== The input ==
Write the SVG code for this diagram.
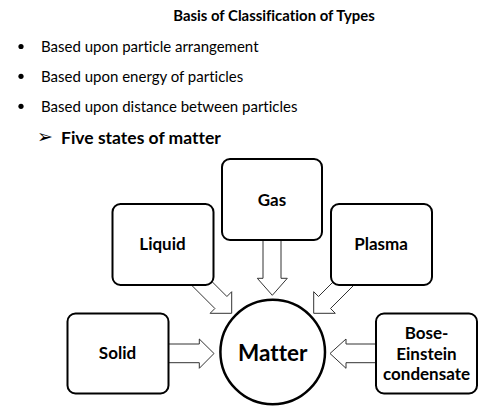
<svg xmlns="http://www.w3.org/2000/svg" width="490" height="412" viewBox="0 0 490 412">
<style>
text{font-family:Lato,"Liberation Sans",sans-serif;fill:#000;font-variant-ligatures:none}
.b{font-weight:bold}
.box{fill:#fff;stroke:#000;stroke-width:2}
.arr{fill:#fff;stroke:#333;stroke-width:1;stroke-linejoin:miter}
.lbl{font-size:17px;font-weight:bold;text-anchor:middle}
</style>
<rect width="490" height="412" fill="#fff"/>
<g id="header">
<text class="b" x="274" y="20.5" font-size="14.9" text-anchor="middle">Basis of Classification of Types</text>
<circle cx="21" cy="46.5" r="2.6"/>
<circle cx="21" cy="76.3" r="2.6"/>
<circle cx="21" cy="106.3" r="2.6"/>
<text x="41" y="52" font-size="15">Based upon particle arrangement</text>
<text x="41" y="82" font-size="15">Based upon energy of particles</text>
<text x="41" y="112" font-size="15">Based upon distance between particles</text>
<text x="37" y="143" font-size="19" font-family="DejaVu Sans">➢</text>
<text class="b" x="61" y="143.5" font-size="17.5">Five states of matter</text>
</g>
<g id="connectors">
<polygon class="arr" points="263,239 263,278.3 257.3,278.3 272.3,295.3 287.3,278.3 281,278.3 281,239"/>
<polygon class="arr" points="167,344 199.3,344 199.3,339 214,353.5 199.3,368.3 199.3,362.7 167,362.7"/>
<polygon class="arr" points="377,344 346,344 346,339 330,353.5 346,368.3 346,362.7 377,362.7"/>
<polygon class="arr" points="186.9,256.5 226.9,296.5 231.7,291.7 231.7,313.3 210.1,313.3 214.9,308.5 174.9,268.5"/>
<polygon class="arr" points="358.5,256.5 318.5,296.5 313.7,291.7 313.7,313.3 335.3,313.3 330.5,308.5 370.5,268.5"/>
</g>
<g id="gas"><rect class="box" x="222" y="159" width="100" height="81" rx="8"/><text class="lbl" x="272" y="206">Gas</text></g>
<g id="liquid"><rect class="box" x="112.5" y="204" width="101" height="81" rx="8"/><text class="lbl" x="162.5" y="250">Liquid</text></g>
<g id="plasma"><rect class="box" x="331" y="204" width="101" height="81" rx="8"/><text class="lbl" x="381" y="250">Plasma</text></g>
<g id="solid"><rect class="box" x="67.5" y="313.5" width="101" height="80" rx="8"/><text class="lbl" x="117.5" y="359">Solid</text></g>
<g id="bose"><rect class="box" x="376" y="313.5" width="101" height="80" rx="8"/>
<text class="lbl" x="426.5" y="339">Bose-</text>
<text class="lbl" x="426.5" y="359.5">Einstein</text>
<text class="lbl" x="426.5" y="380">condensate</text></g>
<g id="matter"><circle cx="272.7" cy="352" r="52.3" fill="#fff" stroke="#000" stroke-width="2.5"/><text class="b" x="272.7" y="361" font-size="22.5" text-anchor="middle">Matter</text></g>
</svg>
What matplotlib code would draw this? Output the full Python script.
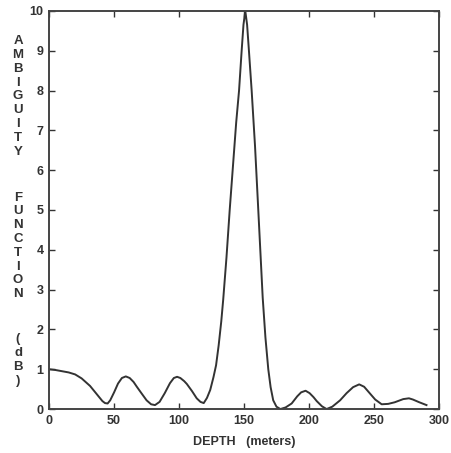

== Problem to work on ==
Go through the listing above and write it out again exactly, dropping the pictures.

== Solution to this exercise ==
Write the SVG code for this diagram.
<svg xmlns="http://www.w3.org/2000/svg" width="490" height="412" viewBox="0 0 490 412">
<style>
text{font-family:Lato,"Liberation Sans",sans-serif;fill:#000;font-variant-ligatures:none}
.b{font-weight:bold}
.box{fill:#fff;stroke:#000;stroke-width:2}
.arr{fill:#fff;stroke:#333;stroke-width:1;stroke-linejoin:miter}
.lbl{font-size:17px;font-weight:bold;text-anchor:middle}
</style>
<rect width="490" height="412" fill="#fff"/>
<g id="header">
<text class="b" x="274" y="20.5" font-size="14.9" text-anchor="middle">Basis of Classification of Types</text>
<circle cx="21" cy="46.5" r="2.6"/>
<circle cx="21" cy="76.3" r="2.6"/>
<circle cx="21" cy="106.3" r="2.6"/>
<text x="41" y="52" font-size="15">Based upon particle arrangement</text>
<text x="41" y="82" font-size="15">Based upon energy of particles</text>
<text x="41" y="112" font-size="15">Based upon distance between particles</text>
<text x="37" y="143" font-size="19" font-family="DejaVu Sans">➢</text>
<text class="b" x="61" y="143.5" font-size="17.5">Five states of matter</text>
</g>
<g id="connectors">
<polygon class="arr" points="263,239 263,278.3 257.3,278.3 272.3,295.3 287.3,278.3 281,278.3 281,239"/>
<polygon class="arr" points="167,344 199.3,344 199.3,339 214,353.5 199.3,368.3 199.3,362.7 167,362.7"/>
<polygon class="arr" points="377,344 346,344 346,339 330,353.5 346,368.3 346,362.7 377,362.7"/>
<polygon class="arr" points="186.9,256.5 226.9,296.5 231.7,291.7 231.7,313.3 210.1,313.3 214.9,308.5 174.9,268.5"/>
<polygon class="arr" points="358.5,256.5 318.5,296.5 313.7,291.7 313.7,313.3 335.3,313.3 330.5,308.5 370.5,268.5"/>
</g>
<g id="gas"><rect class="box" x="222" y="159" width="100" height="81" rx="8"/><text class="lbl" x="272" y="206">Gas</text></g>
<g id="liquid"><rect class="box" x="112.5" y="204" width="101" height="81" rx="8"/><text class="lbl" x="162.5" y="250">Liquid</text></g>
<g id="plasma"><rect class="box" x="331" y="204" width="101" height="81" rx="8"/><text class="lbl" x="381" y="250">Plasma</text></g>
<g id="solid"><rect class="box" x="67.5" y="313.5" width="101" height="80" rx="8"/><text class="lbl" x="117.5" y="359">Solid</text></g>
<g id="bose"><rect class="box" x="376" y="313.5" width="101" height="80" rx="8"/>
<text class="lbl" x="426.5" y="339">Bose-</text>
<text class="lbl" x="426.5" y="359.5">Einstein</text>
<text class="lbl" x="426.5" y="380">condensate</text></g>
<g id="matter"><circle cx="272.7" cy="352" r="52.3" fill="#fff" stroke="#000" stroke-width="2.5"/><text class="b" x="272.7" y="361" font-size="22.5" text-anchor="middle">Matter</text></g>
</svg>
What matplotlib code would draw this? Output the full Python script.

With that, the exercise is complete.